Figure 14a shows the seasonal impact of the price pattern and
Figure 14b shows the time-series pattern after eliminating the seasonal impact.
The miles variable has been checked whether any first-order differencing was required or not using the KPSS test and it was found that no differencing is required due to having a p-value of 0.1 (>0.5). Then the same data series has been checked for whether any seasonal differencing is required or not using the KPSS test and it was found that a seasonal differencing is required. Seasonal differencing with m = 12 has been applied and the differenced data have been checked again using the KPSS test.
The data series found was converted to stationery and no further difference was needed.
Figure 15 shows the differencing of miles variables over the seven years to convert into stationary data and eliminate any seasonality impacts.
So, all of the variables have been converted to stationary data series. For consumption, there is no seasonal or first-order differencing required, confirmed by the KPSS and “unit_nseasonal” tests.

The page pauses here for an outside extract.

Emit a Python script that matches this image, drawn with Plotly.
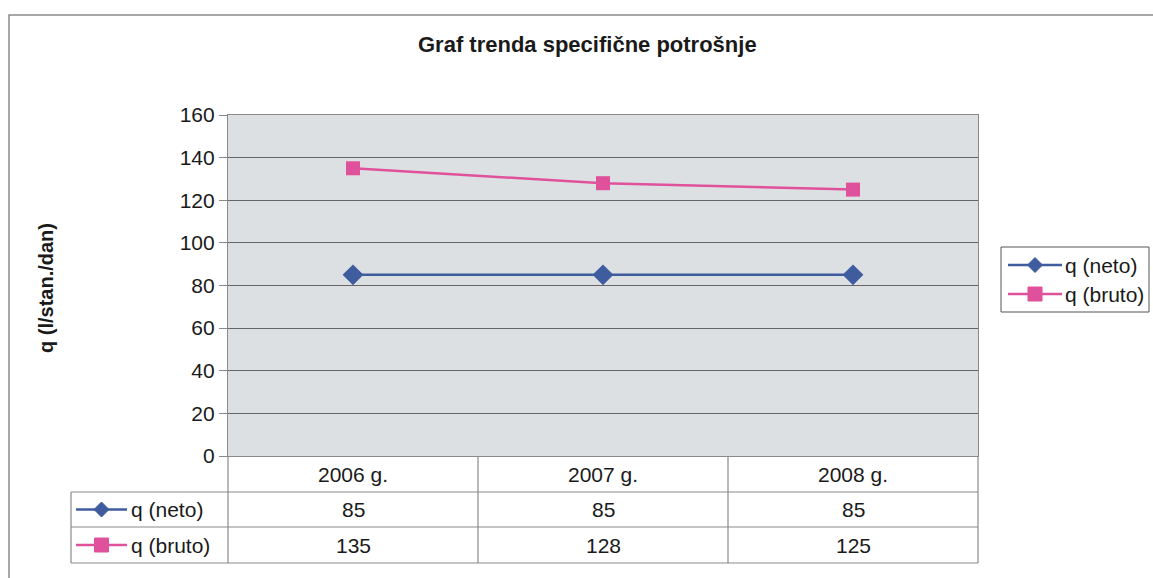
import plotly.graph_objects as go

# Data
years = ["2006 g.", "2007 g.", "2008 g."]
q_neto = [85, 85, 85]
q_bruto = [135, 128, 125]
y_ticks = [0, 20, 40, 60, 80, 100, 120, 140, 160]
series_names = ["q (neto)", "q (bruto)"]

W, H = 1153, 578
NETO = "#3f5c9e"
BRUTO = "#e0519b"
GRID = "#666666"
FRAME = "#8a8a8a"
INK = "#1a1a1a"
FONT = "Liberation Sans, Arial, sans-serif"


def px(x):
    return x / W


def py(y):
    return 1 - y / H


# plot area in pixels
L, R, T, B = 228, 978, 115, 456
ROWS = [456, 492, 527, 563]  # table row boundaries
TABLE_LEFT = 71

fig = go.Figure()
fig.add_trace(go.Scatter(
    x=years, y=q_neto, name=series_names[0], mode="lines+markers",
    line=dict(color=NETO, width=2.5),
    marker=dict(symbol="diamond", size=16, color=NETO),
))
fig.add_trace(go.Scatter(
    x=years, y=q_bruto, name=series_names[1], mode="lines+markers",
    line=dict(color=BRUTO, width=2.5),
    marker=dict(symbol="square", size=14, color=BRUTO),
))

shapes = []
annotations = []
txt = dict(family=FONT, size=21, color=INK)

# outer chart border
shapes.append(dict(type="rect", xref="paper", yref="paper",
                   x0=px(9), x1=px(1170), y0=py(600), y1=py(15),
                   line=dict(color="#8c8c8c", width=1.5)))
# plot area fill (below gridlines)
shapes.append(dict(type="rect", xref="x domain", yref="y domain",
                   x0=0, x1=1, y0=0, y1=1, layer="below",
                   fillcolor="#dde0e3", line=dict(width=0)))

# data table grid
line_style = dict(color=FRAME, width=1.2)
for yy in ROWS[1:]:
    shapes.append(dict(type="line", xref="paper", yref="paper",
                       x0=px(TABLE_LEFT), x1=px(R), y0=py(yy), y1=py(yy),
                       line=line_style))
for xx in [L, 478, 728, R]:
    shapes.append(dict(type="line", xref="paper", yref="paper",
                       x0=px(xx), x1=px(xx), y0=py(B), y1=py(ROWS[-1]),
                       line=line_style))
shapes.append(dict(type="line", xref="paper", yref="paper",
                   x0=px(TABLE_LEFT), x1=px(TABLE_LEFT),
                   y0=py(ROWS[1]), y1=py(ROWS[-1]), line=line_style))


def legend_key(x0, x1, yc, color, symbol, label, text_x):
    """Line-with-marker key followed by its series label."""
    shapes.append(dict(type="line", xref="paper", yref="paper",
                       x0=px(x0), x1=px(x1), y0=py(yc), y1=py(yc),
                       line=dict(color=color, width=2.5)))
    cx = (x0 + x1) / 2
    if symbol == "diamond":
        d = 7.5
        shapes.append(dict(
            type="path", xref="paper", yref="paper",
            path=(f"M {px(cx - d)} {py(yc)} L {px(cx)} {py(yc - d)} "
                  f"L {px(cx + d)} {py(yc)} L {px(cx)} {py(yc + d)} Z"),
            fillcolor=color, line=dict(color=color, width=1)))
    else:
        s = 7
        shapes.append(dict(type="rect", xref="paper", yref="paper",
                           x0=px(cx - s), x1=px(cx + s),
                           y0=py(yc + s), y1=py(yc - s),
                           fillcolor=color, line=dict(color=color, width=1)))
    annotations.append(dict(x=px(text_x), y=py(yc), xref="paper",
                            yref="paper", xanchor="left", yanchor="middle",
                            text=label, showarrow=False, font=txt))


# keys in the table's first column
neto_y = (ROWS[1] + ROWS[2]) / 2
bruto_y = (ROWS[2] + ROWS[3]) / 2
legend_key(76, 127, neto_y, NETO, "diamond", series_names[0], 129)
legend_key(76, 127, bruto_y, BRUTO, "square", series_names[1], 129)

# side legend box
shapes.append(dict(type="rect", xref="paper", yref="paper",
                   x0=px(1001), x1=px(1149), y0=py(312), y1=py(247),
                   fillcolor="white", line=dict(color="#555", width=1)))
legend_key(1008, 1062, 265, NETO, "diamond", series_names[0], 1063)
legend_key(1008, 1062, 294, BRUTO, "square", series_names[1], 1063)

# table cell values
for yr, n, b in zip(years, q_neto, q_bruto):
    annotations.append(dict(x=yr, xref="x", y=py((ROWS[0] + ROWS[1]) / 2),
                            yref="paper", yanchor="middle", text=yr,
                            showarrow=False, font=txt))
    annotations.append(dict(x=yr, xref="x", y=py(neto_y), yref="paper",
                            yanchor="middle", text=str(n),
                            showarrow=False, font=txt))
    annotations.append(dict(x=yr, xref="x", y=py(bruto_y), yref="paper",
                            yanchor="middle", text=str(b),
                            showarrow=False, font=txt))

# axis title
annotations.append(dict(x=px(46), y=py(288), xref="paper", yref="paper",
                        xanchor="center", yanchor="middle",
                        text="<b>q (l/stan./dan)</b>", textangle=-90,
                        showarrow=False,
                        font=dict(family=FONT, size=20, color=INK)))
# chart title
annotations.append(dict(x=px(587), y=py(44), xref="paper", yref="paper",
                        xanchor="center", yanchor="middle",
                        text="<b>Graf trenda specifične potrošnje</b>",
                        showarrow=False,
                        font=dict(family=FONT, size=22, color=INK)))

fig.update_layout(
    width=W, height=H,
    margin=dict(l=0, r=0, t=0, b=0, autoexpand=False),
    paper_bgcolor="white",
    plot_bgcolor="rgba(0,0,0,0)",
    font=dict(family=FONT, size=21, color=INK),
    shapes=shapes,
    annotations=annotations,
    showlegend=False,
    xaxis=dict(domain=[px(L), px(R)], type="category", automargin=False,
               range=[-0.5, len(years) - 0.5], showticklabels=False,
               showgrid=False, zeroline=False, ticks="",
               showline=True, linecolor=FRAME, linewidth=1.2, mirror=True),
    yaxis=dict(domain=[py(B), py(T)], range=[0, 160], tickvals=y_ticks,
               automargin=False,
               showgrid=True, gridcolor=GRID, gridwidth=1, zeroline=False,
               ticks="outside", ticklen=8, tickcolor=FRAME,
               showline=True, linecolor=FRAME, linewidth=1.2, mirror=True,
               tickfont=dict(family=FONT, size=21, color=INK)),
)

fig.write_html("out.html")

Analysis of Fuel Consumption Forecast Using Combination of ARIMAX Variables
The complete data set contains information of the associate variables for around seven years from January 2016 to September 2022. For the ARIMAX forecast model, the data set has been split into a training data set for five years from January 2016 to December 2020. The remaining data set has been used as a test data set. The accuracy has been estimated using the test data set of consumption for the ARIMAX model using multiple interactions.
From
Table 6, the lowest RMSE is obtained from “price and temp” which is 735.62. Therefore, the forecast has been performed using the test data set consisting of observed price and temperature for 2021 and 2022, to predict the pandemic’s impact. The mileage seems to not have a significant contribution to fuel consumption.
The reason may be due to the Home Office during the lock-down period, which leads to less travel and consequently less fuel consumption.
Figure 16 shows the forecasting of fuel consumption due to the impact of the pandemic and stochastic behavior.